C. S. Lewis’ grave in Holy Trinity churchyard, Headington Quarry, Oxford
Photo credit: jschroe
I’m going to alter my long-established custom of always posting about a days’ commemorations in the evening of that day, which means most of you read it the next day. Tomorrow is the fiftieth anniversary of the death of C. S. Lewis (also of a couple obscure characters named John F. Kennedy and Aldous Huxley).
I was, of course, around when it happened, in junior high if you must know. What did I think when I heard Lewis was dead? I’m not sure, because I wasn’t aware of his death date until years later, long after I’d become a Lewis enthusiast. I do remember the day though, because of the Kennedy thing.
But I’ve written about that before. I’d like to just recall what Lewis has meant in my life. It occurred to me today that Lewis was himself my Wardrobe, the portal through which I entered a larger world.

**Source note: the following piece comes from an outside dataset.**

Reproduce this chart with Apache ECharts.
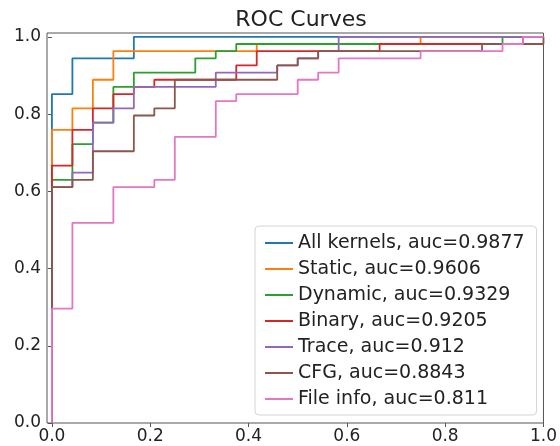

I was educated, like most of my friends, in Lutheran colleges which are now under the umbrella of The Very Large Lutheran Church Body Which Shall Remain Nameless. But, unlike a large percentage of my friends from those days, I neither apostatized or became a liberal. It was Lewis who made that possible (with the help at a later stage of Francis Schaeffer). The Lutheran schools I’m speaking of had then, and I assume still have, one single purpose in their religious education curricula, and that is to destroy all Christian faith in their students. But Lewis (though no biblical inerrantist) showed me that embracing orthodox Christianity doesn’t mean giving up reason. I clung to reason, and I clung to the faith of my childhood.
You yourself may approve or disapprove of that course on my part, but as for me, it’s one of the things I’m thankful for as Thanksgiving approaches.